Buhari Saved NDDC from Imminent Collapse, IMC Insists

  • Says commission awarded N1.07tn emergency contracts in seven months

Ernest Chinwo in Port Harcourt

President Muhammadu Buhari has saved the Niger Delta Development Commission (NDDC) from being shut down due to over trading, bloated contracts and other sharp practices in the Commission, the Interim Management Committee (IMC) of the interventionist agency has said.

Addressing a press conference at the NDDC headquarters in Port Harcourt, River State, the acting Executive Director, Projects of the Commission, Dr. Cairo Ojougboh, said the Commission was sinking and would have been “killed and buried” but for the intervention of Buhari.

He noted that the Commission had embarked on a contrat-awarding spree and had awarded contracts more than 300 per cent of the budget of the Commission.

Ojougboh said: “In 2017, the NDDC awarded a total of 201 emergency contracts valued at N100,396,879,001.06; in 2018, a total 1,057 emergency contracts valued at N162,688,289,333.05 were awarded; and in just seven months of 2019, it awarded a total 1,921 emergency contracts valued at N1,070,249,631,757.70.

“We are talking about a total of over N1.3trillion in less than three years. The yearly budget of the NDDC is hardly above N400 billion and a situation where contracts that do not qualify for emergencies were fraudulently awarded to over one trillion naira valued in less than one year amounts to
not only stealing from the
pulpit but stealing the entire pulpit.”

Buhari had ordered a forensic audit of the Commission and appointed an interim management Committee (IMC), headed by acting Managing Director, Dr. Joi Nunieh. Other members of the committee are Mr. Ibanga Etang as acting executive director, finance and administration, and Ojuogboh as the acting executive director, projects.

As part of measures to sanitise and reposition the Commission to fulfill its mandate, Ojuogboh said the acting managing director has inaugurated a Contract Verification Committee.

The inauguration of the committee, he said, was a prelude to the forensic audit ordered by Buhari.

Ojougboh, who is the Chairman of the Contract Verification Committee, explained at the press conference that the two-week exercise would cover all completed as well as on-going projects and programmes of the Commission.
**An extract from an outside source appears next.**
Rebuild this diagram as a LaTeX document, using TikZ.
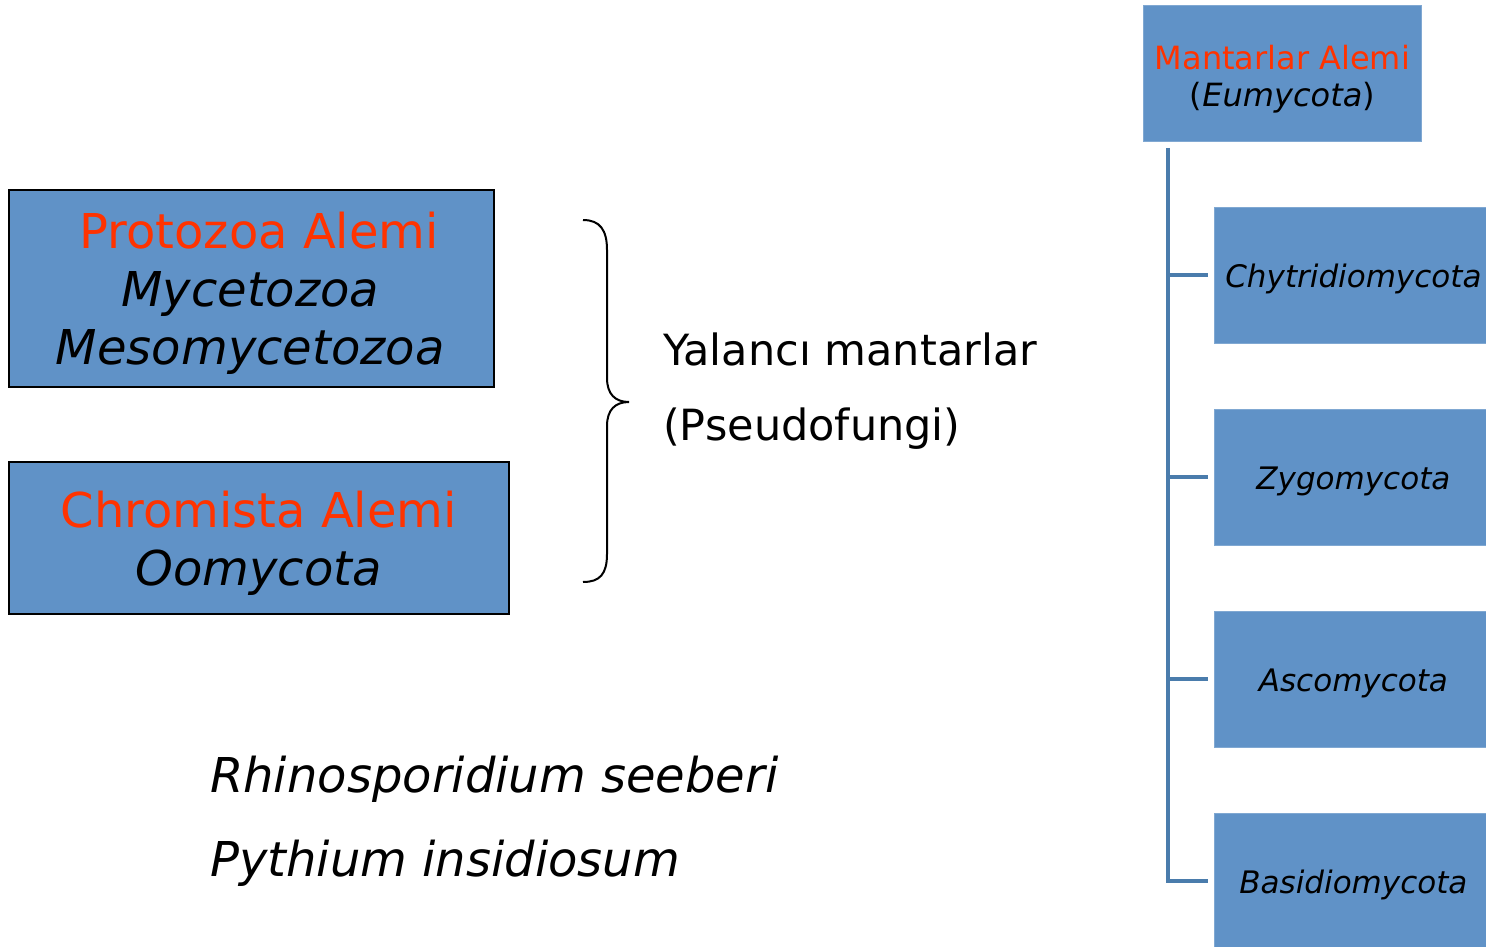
\documentclass[tikz,border=0pt]{standalone}
\usepackage{fontspec}
\setmainfont{DejaVu Sans}
\definecolor{boxblue}{RGB}{96,146,199}
\definecolor{linkblue}{RGB}{74,124,172}
\definecolor{kingred}{RGB}{255,51,0}
\begin{document}
\begin{tikzpicture}[x=1pt,y=-1pt,
  leftbox/.style={draw=black,line width=1.5pt,fill=boxblue,inner sep=0pt,anchor=north west},
  leftlabel/.style={inner sep=0pt,align=center,font=\fontsize{48}{58}\selectfont},
  topbox/.style={draw=boxblue!80!white,line width=0.8pt,fill=boxblue,inner sep=0pt,anchor=north west,minimum width=278pt,minimum height=136pt},
  toplabel/.style={inner sep=0pt,align=center,font=\fontsize{32}{37}\selectfont},
  childbox/.style={topbox,font=\fontsize{31}{37}\selectfont\itshape,text height=24pt,text depth=0pt},
  link/.style={draw=linkblue,line width=4.5pt},
  bigtext/.style={anchor=base west,inner sep=0pt,font=\fontsize{43}{50}\selectfont},
  specimen/.style={anchor=base west,inner sep=0pt,font=\fontsize{48}{58}\selectfont\itshape}]
\useasboundingbox (0,0) rectangle (1486,947);
\clip (0,0) rectangle (1486,947);
% left boxes
\node[leftbox,minimum width=485pt,minimum height=197pt] (proto) at (8,189) {};
\node[leftlabel] (protolbl) at ([xshift=-1pt,yshift=-5pt]proto.center)
  {\hspace*{18pt}\textcolor{kingred}{Protozoa Alemi}\\ \textit{Mycetozoa}\\ \textit{Mesomycetozoa}};
\node[leftbox,minimum width=500pt,minimum height=152pt] (chrom) at (8,461) {};
\node[leftlabel] (chromlbl) at ([yshift=-6pt]chrom.center)
  {\textcolor{kingred}{Chromista Alemi}\\ \textit{Oomycota}};
% brace
\coordinate (bt) at (583,220);
\coordinate (bb) at (583,582);
\coordinate (btip) at (629,402);
\draw[line width=2pt] (bt) .. controls (600,220) and (607,230) .. (607,250)
  -- (607,378) .. controls (607,394) and (615,402) .. (btip)
  .. controls (615,402) and (607,410) .. (607,426)
  -- (607,554) .. controls (607,574) and (600,582) .. (bb);
% pseudofungi text
\node[bigtext] (yal) at (663,365) {Yalancı mantarlar};
\node[bigtext] (pseudo) at (663,440) {(Pseudofungi)};
% specimens
\node[specimen] (rhino) at (210,792) {Rhinosporidium seeberi};
\node[specimen] (pyth) at (210,876) {Pythium insidiosum};
% right tree
\node[topbox] (mant) at (1143,5) {};
\node[toplabel] (mantlbl) at ([yshift=-6pt]mant.center) {\textcolor{kingred}{Mantarlar Alemi}\\(\textit{Eumycota})};
\node[childbox] (chy) at (1214,207) {Chytridiomycota};
\node[childbox] (zyg) at (1214,409) {Zygomycota};
\node[childbox] (asc) at (1214,611) {Ascomycota};
\node[childbox] (bas) at (1214,813) {Basidiomycota};
\coordinate (trunk) at (1168,148);
\coordinate (c1) at (1168,275);
\coordinate (c2) at (1168,477);
\coordinate (c3) at (1168,679);
\coordinate (c4) at (1168,881);
\draw[link] (trunk) -- (c4) -- ([xshift=-6pt]bas.west |- c4);
\draw[link] (c1) -- ([xshift=-6pt]chy.west |- c1);
\draw[link] (c2) -- ([xshift=-6pt]zyg.west |- c2);
\draw[link] (c3) -- ([xshift=-6pt]asc.west |- c3);
\end{tikzpicture}
\end{document}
He observed that the NDDC was set up not only to offer a lasting solution to the socio-economic and environmental problems of the Niger Delta region by conceiving and implementing plans aimed at developing the infrastructure and human capacity building, but also complement the efforts of the various state governments and other developmental agencies in the region.

According to Ojougboh, “Whilst successive leadership of the NDDC may have done their best, today, the general conclusion of most stakeholders in the region is that the NDDC has not delivered on its mandate. At best, it has been a lack-lustre performance, with very little to show for the humongous resources that have accrued to it over the past 19 years. Stories of pervasive corruption, flagrant abuse of due process, abandoned projects, poor quality project delivery among others at the NDDC have adorned our media space over the years.”